## [WORK TO DO]
Pull out the lines running from the one with "Output the web" to the one with "const y = d3.scaleLog().domain([0.01,1000]).range([433,39]);", inclusive, word for word. Drop any picture.

━━━━━━

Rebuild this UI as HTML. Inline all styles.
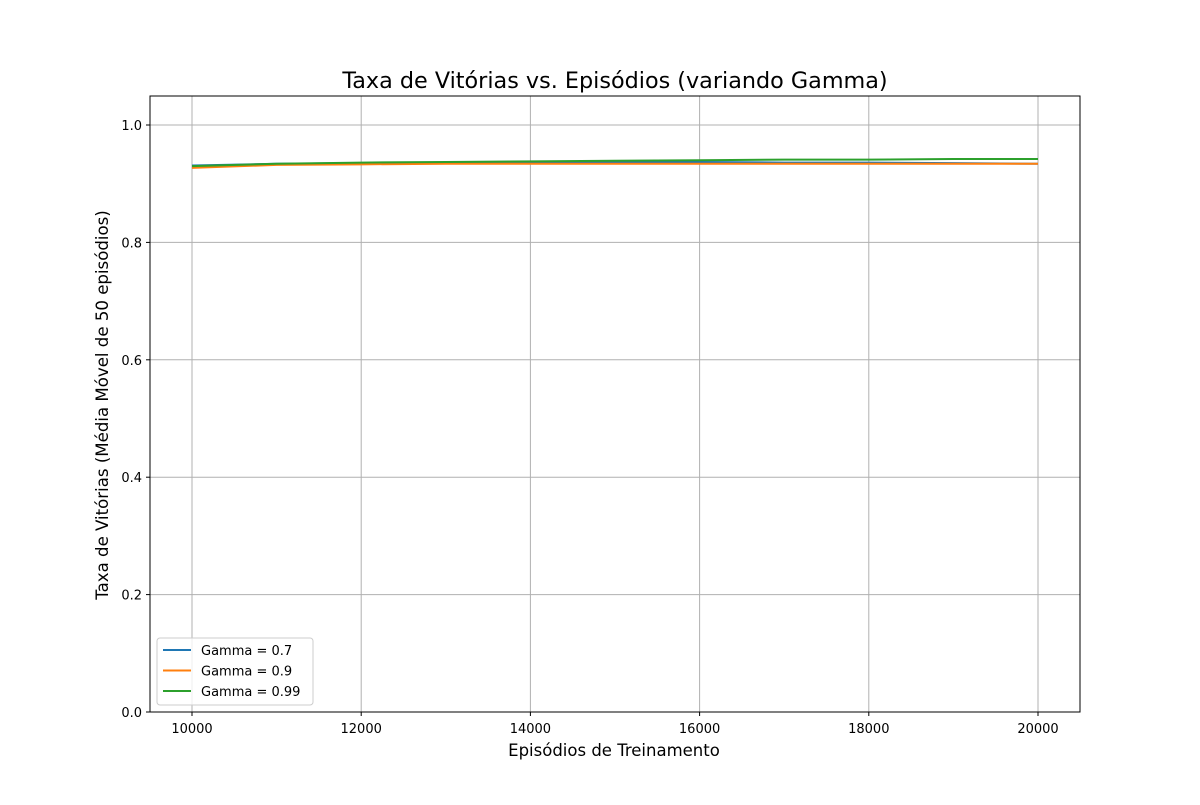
<!DOCTYPE html>
<html><head><meta charset="utf-8"><style>
body{margin:0;background:#fff;font-family:"Liberation Sans","DejaVu Sans",sans-serif;}
</style></head><body>
<svg id="chart" width="1200" height="800" xmlns="http://www.w3.org/2000/svg">
<rect width="1200" height="800" fill="#fff"/>
<text x="615" y="88" text-anchor="middle" font-size="22.3" font-family="DejaVu Sans, Liberation Sans, sans-serif">Taxa de Vitórias vs. Episódios (variando Gamma)</text>
<g id="grid"></g>
<g id="lines"></g>
<rect x="150" y="96" width="930" height="616" fill="none" stroke="#000" stroke-width="1"/>
<g id="ticks" font-size="13" font-family="DejaVu Sans, Liberation Sans, sans-serif"></g>
<text x="614" y="756" text-anchor="middle" font-size="16.5" font-family="DejaVu Sans, Liberation Sans, sans-serif">Episódios de Treinamento</text>
<text transform="translate(108,405) rotate(-90)" text-anchor="middle" font-size="16.6" font-family="DejaVu Sans, Liberation Sans, sans-serif">Taxa de Vitórias (Média Móvel de 50 episódios)</text>
<g id="legend">
<rect x="157" y="638" width="156" height="67" rx="3" fill="#fff" fill-opacity="0.8" stroke="#ccc"/>
</g>
</svg>
<script>
const xValues=[10000,11000,12000,13000,14000,15000,16000,17000,18000,19000,20000];
const gamma07=[0.931,0.934,0.935,0.936,0.937,0.937,0.937,0.936,0.936,0.935,0.934];
const gamma09=[0.927,0.932,0.933,0.934,0.934,0.934,0.934,0.934,0.934,0.934,0.934];
const gamma099=[0.930,0.934,0.936,0.937,0.938,0.939,0.940,0.941,0.941,0.942,0.942];
const xTicks=[10000,12000,14000,16000,18000,20000];
const yTicks=[0.0,0.2,0.4,0.6,0.8,1.0];
const seriesNames=["Gamma = 0.7","Gamma = 0.9","Gamma = 0.99"];
const NS="http://www.w3.org/2000/svg";
const X=v=>192+(v-10000)*(1038-192)/10000;
const Y=v=>712-v*587;
const grid=document.getElementById('grid'),ticks=document.getElementById('ticks'),lines=document.getElementById('lines'),legend=document.getElementById('legend');
function mk(t,a,p){const e=document.createElementNS(NS,t);for(const k in a)e.setAttribute(k,a[k]);p.appendChild(e);return e;}
xTicks.forEach(t=>{const x=X(t);
const g=mk('line',{x1:x,x2:x,y1:96,y2:712,stroke:'#b0b0b0','stroke-width':1},grid);


mk('line',{x1:x,x2:x,y1:712,y2:716,stroke:'#000'},ticks);
const l=mk('text',{x:x,y:733,'text-anchor':'middle'},ticks);l.textContent=t;

});
yTicks.forEach(t=>{const y=Y(t);
const g=mk('line',{x1:150,x2:1080,y1:y,y2:y,stroke:'#b0b0b0','stroke-width':1},grid);


mk('line',{x1:146,x2:150,y1:y,y2:y,stroke:'#000'},ticks);
const l=mk('text',{x:142,y:y+5,'text-anchor':'end'},ticks);l.textContent=t.toFixed(1);

});
const series=[gamma07,gamma09,gamma099],colors=['#1f77b4','#ff7f0e','#2ca02c'];
series.forEach((s,i)=>{const p=mk('polyline',{points:s.map((v,j)=>X(xValues[j])+','+Y(v)).join(' '),fill:'none',stroke:colors[i],'stroke-width':2},lines);


const y=650+i*20.5;
const ll=mk('line',{x1:163,x2:191,y1:y,y2:y,stroke:colors[i],'stroke-width':2},legend);


const t=mk('text',{x:201,y:y+5,'font-size':13,'font-family':'DejaVu Sans, Liberation Sans, sans-serif'},legend);t.textContent=seriesNames[i];

});
</script>
</body></html>
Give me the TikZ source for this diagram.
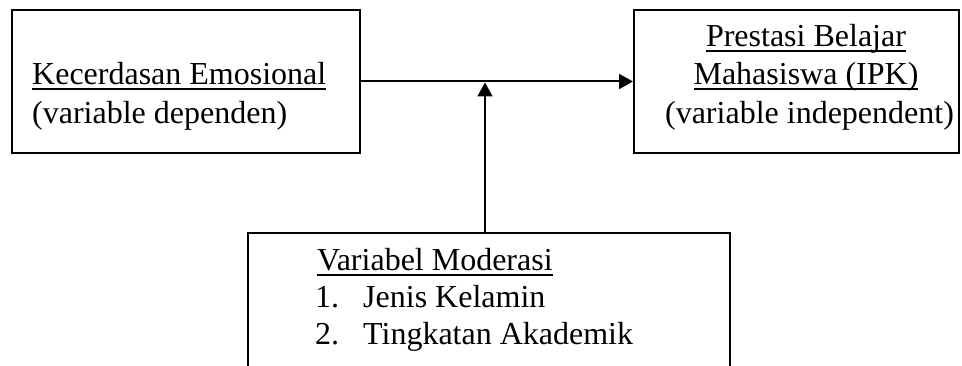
\documentclass[tikz,border=0pt]{standalone}
\usepackage{fontspec}
\setmainfont{Liberation Serif}
\usetikzlibrary{arrows.meta}
\newcommand\myul[1]{\setbox0\hbox{#1}\rlap{\vrule height -3.4pt depth 5.2pt width \wd0}\box0}
\begin{document}
\begin{tikzpicture}[x=1pt,y=-1pt,
  boxst/.style={draw,line width=2pt,rectangle,inner sep=0pt},
  txt/.style={inner sep=0pt,anchor=base west,font=\fontsize{32}{38}\selectfont},
  ctxt/.style={txt,anchor=base},
  arr/.style={-{Triangle[length=14pt,width=15pt]},line width=2pt}]
\useasboundingbox (0,0) rectangle (962,366);
\clip (0,0) rectangle (962,366);
\fill[white] (0,0) rectangle (962,366);
\node[boxst,minimum width=348pt,minimum height=143pt] (ke) at (186,81.5) {};
\node[boxst,minimum width=325pt,minimum height=143pt] (pb) at (796.5,81.5) {};
\node[boxst,minimum width=482pt,minimum height=160pt] (vm) at (489,313) {};
\coordinate (j) at (485,82.5);
\draw[arr] (ke.east) -- (pb.west);
\draw[arr,line width=1.6pt] (vm.north -| j) -- (j);
\node[txt] (t1) at (32,85) {\myul{Kecerdasan Emosional}};
\node[txt] (t2) at (32,123.5) {(variable dependen)};
\node[ctxt] (r1) at (806,47) {\myul{Prestasi Belajar}};
\node[ctxt] (r2) at (806,85) {\myul{Mahasiswa (IPK)}};
\node[ctxt] (r3) at (809.5,123.5) {(variable independent)};
\node[txt] (b1) at (317,271) {\myul{Variabel Moderasi}};
\node[txt] (b2n) at (315,308) {1.};
\node[txt] (b2) at (363,308) {Jenis Kelamin};
\node[txt] (b3n) at (315,344.5) {2.};
\node[txt] (b3) at (363,344.5) {Tingkatan Akademik};
\end{tikzpicture}
\end{document}
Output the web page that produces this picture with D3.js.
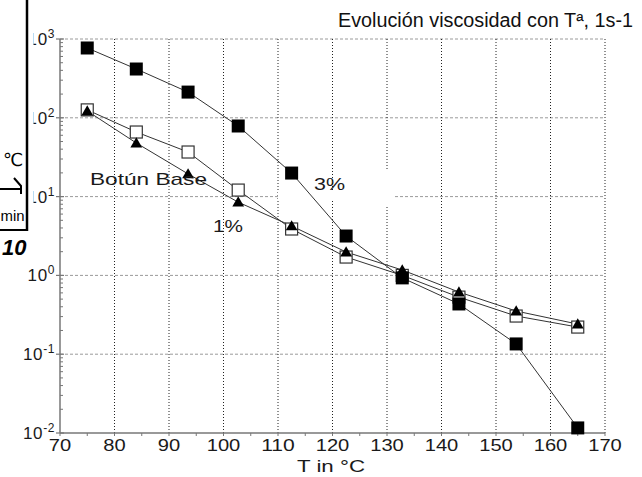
<!DOCTYPE html>
<html><head><meta charset="utf-8">
<script src="https://cdn.jsdelivr.net/npm/d3@7/dist/d3.min.js"></script>
<style>
html,body{margin:0;padding:0;background:#fff;}
svg{display:block;font-family:"Liberation Sans",Arial,sans-serif;}
</style></head>
<body>
<svg id="c" width="642" height="477"></svg>
<script>
// ---- data ----
const temps = [75, 84, 93.5, 102.7, 112.5, 122.5, 132.8, 143.2, 153.7, 165];
const pct3  = [769, 416, 212, 78.7, 19.9, 3.16, 0.93, 0.434, 0.135, 0.0116];
const pct1  = [126, 66, 36.8, 12.1, 3.88, 1.71, 1.0, 0.53, 0.305, 0.221];
const base  = [122, 47.9, 19.4, 8.5, 4.24, 1.98, 1.17, 0.615, 0.353, 0.241];
const xTicks = [70, 80, 90, 100, 110, 120, 130, 140, 150, 160, 170];
const yExps  = [-2, -1, 0, 1, 2, 3];
const title = "Evolución viscosidad con Tª, 1s-1";
const xTitle = "T in °C";

const svg = d3.select("#c");
const x = d3.scaleLinear().domain([70,170]).range([60,605]);
const y = d3.scaleLog().domain([0.01,1000]).range([433,39]);

// grid: horizontal dashed at decades
const g = svg.append("g");
yExps.filter(e=>e>-2).forEach(e=>{
  g.append("line").attr("x1",x(70)).attr("x2",x(170))
   .attr("y1",y(Math.pow(10,e))).attr("y2",y(Math.pow(10,e)))
   .attr("stroke","#9a9a9a").attr("stroke-width",1).attr("stroke-dasharray","3,2");
});
// vertical dotted
xTicks.filter(t=>t>70).forEach(t=>{
  g.append("line").attr("x1",x(t)).attr("x2",x(t))
   .attr("y1",y(1000)).attr("y2",y(0.01))
   .attr("stroke","#222").attr("stroke-width",1).attr("stroke-dasharray","1,2");
});

// white patch behind 3% label
svg.append("rect").attr("x",340).attr("y",170).attr("width",55).attr("height",37).attr("fill","#fff");
svg.append("rect").attr("x",278).attr("y",190).attr("width",64).attr("height",10).attr("fill","#fff");

// axes
const ax = svg.append("g").attr("stroke","#777").attr("stroke-width",1.5);
ax.append("line").attr("x1",x(70)).attr("x2",x(70)).attr("y1",y(1000)).attr("y2",y(0.01));
ax.append("line").attr("x1",x(70)).attr("x2",x(170)).attr("y1",y(0.01)).attr("y2",y(0.01));
// y ticks
yExps.forEach(e=>{
  const v = Math.pow(10,e);
  ax.append("line").attr("x1",x(70)-4).attr("x2",x(70)+4).attr("y1",y(v)).attr("y2",y(v)).attr("stroke-width",1.2);
  if(e<3){
    for(let k=2;k<=9;k++){
      ax.append("line").attr("x1",x(70)).attr("x2",x(70)+3).attr("y1",y(k*v)).attr("y2",y(k*v)).attr("stroke-width",1);
    }
  }
});
// x ticks
xTicks.forEach(t=>{
  ax.append("line").attr("x1",x(t)).attr("x2",x(t)).attr("y1",y(0.01)).attr("y2",y(0.01)+3).attr("stroke-width",1);
  if(t<170) ax.append("line").attr("x1",x(t+5)).attr("x2",x(t+5)).attr("y1",y(0.01)).attr("y2",y(0.01)+3).attr("stroke-width",1);
});

// tick labels
svg.append("g").selectAll("text").data(xTicks).join("text")
  .attr("x",d=>x(d)-String(d).length*5.6).attr("y",451)
  .attr("font-size",17).attr("textLength",d=>String(d).length*11.2)
  .attr("lengthAdjust","spacingAndGlyphs").attr("fill","#1a1a1a").text(d=>d);
const yl = svg.append("g").selectAll("text").data(yExps).join("text")
  .attr("x",55).attr("y",d=>y(Math.pow(10,d))+6).attr("text-anchor","end")
  .attr("font-size",17).attr("letter-spacing",0.6).attr("fill","#1a1a1a");
yl.append("tspan").text("10");
yl.append("tspan").attr("font-size",12).attr("dy",-7).text(d=>String(d));

// series lines
const line = d3.line().x(d=>x(d[0])).y(d=>y(d[1]));
[pct1, base, pct3].forEach(s=>{
  svg.append("path").attr("d",line(temps.map((t,i)=>[t,s[i]])))
    .attr("fill","none").attr("stroke","#333").attr("stroke-width",1);
});
// markers: open squares, triangles, filled squares
svg.append("g").selectAll("rect").data(temps.map((t,i)=>[t,pct1[i]])).join("rect")
  .attr("x",d=>x(d[0])-6).attr("y",d=>y(d[1])-6).attr("width",12).attr("height",12)
  .attr("fill","#fff").attr("stroke","#333").attr("stroke-width",1.2);
const tri = d3.symbol().type(d3.symbolTriangle).size(60);
svg.append("g").selectAll("path").data(temps.map((t,i)=>[t,base[i]])).join("path")
  .attr("d",tri).attr("transform",d=>`translate(${x(d[0])},${y(d[1])+1})`).attr("fill","#000");
svg.append("g").selectAll("rect").data(temps.map((t,i)=>[t,pct3[i]])).join("rect")
  .attr("x",d=>x(d[0])-6.5).attr("y",d=>y(d[1])-6.5).attr("width",13).attr("height",13)
  .attr("fill","#000");

// labels
function label(txt, x0, y0, len, fs){
  return svg.append("text").attr("x",x0).attr("y",y0).attr("font-size",fs).attr("textLength",len)
    .attr("lengthAdjust","spacingAndGlyphs").attr("fill","#1a1a1a").text(txt);
}
label("Botún Base", 90, 185, 117, 17);
label("1%", 213, 232, 30, 17);
label("3%", 314, 190, 31, 17);

// title & axis title
label(title, 338, 27, 295, 19.5).attr("fill","#111");
label(xTitle, 297, 472, 68, 17);

// hide the leading "1" of upper y labels (covered by neighbouring figure)
svg.append("rect").attr("x",27).attr("y",0).attr("width",6.5).attr("height",229).attr("fill","#fff");

// clipped neighbouring figure at the left edge
const lb = svg.append("g");
lb.append("rect").attr("x",-5).attr("y",-5).attr("width",32).attr("height",235).attr("fill","#fff");
lb.append("line").attr("x1",27).attr("x2",27).attr("y1",0).attr("y2",231).attr("stroke","#000").attr("stroke-width",2.5);
lb.append("line").attr("x1",0).attr("x2",28).attr("y1",230).attr("y2",230).attr("stroke","#000").attr("stroke-width",2);
lb.append("text").attr("x",3).attr("y",166).attr("font-size",18).attr("font-family","DejaVu Sans").attr("fill","#000").text("℃");
lb.append("path").attr("d","M0,189H21M14,178L21,186V194").attr("fill","none").attr("stroke","#000").attr("stroke-width",2);
lb.append("text").attr("x",0.5).attr("y",221).attr("font-size",15).attr("textLength",24)
  .attr("lengthAdjust","spacingAndGlyphs").attr("fill","#000").text("min");
lb.append("text").attr("x",2).attr("y",255).attr("font-size",22).attr("font-weight","bold").attr("font-style","italic").attr("fill","#000").text("10");
</script>
</body></html>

━━━━━━

## [THE OUTPUT]
Output the web page that produces this picture with D3.js.
<!DOCTYPE html>
<html><head><meta charset="utf-8">
<script src="https://cdn.jsdelivr.net/npm/d3@7/dist/d3.min.js"></script>
<style>
html,body{margin:0;padding:0;background:#fff;}
svg{display:block;font-family:"Liberation Sans",Arial,sans-serif;}
</style></head>
<body>
<svg id="c" width="642" height="477"></svg>
<script>
// ---- data ----
const temps = [75, 84, 93.5, 102.7, 112.5, 122.5, 132.8, 143.2, 153.7, 165];
const pct3  = [769, 416, 212, 78.7, 19.9, 3.16, 0.93, 0.434, 0.135, 0.0116];
const pct1  = [126, 66, 36.8, 12.1, 3.88, 1.71, 1.0, 0.53, 0.305, 0.221];
const base  = [122, 47.9, 19.4, 8.5, 4.24, 1.98, 1.17, 0.615, 0.353, 0.241];
const xTicks = [70, 80, 90, 100, 110, 120, 130, 140, 150, 160, 170];
const yExps  = [-2, -1, 0, 1, 2, 3];
const title = "Evolución viscosidad con Tª, 1s-1";
const xTitle = "T in °C";

const svg = d3.select("#c");
const x = d3.scaleLinear().domain([70,170]).range([60,605]);
const y = d3.scaleLog().domain([0.01,1000]).range([433,39]);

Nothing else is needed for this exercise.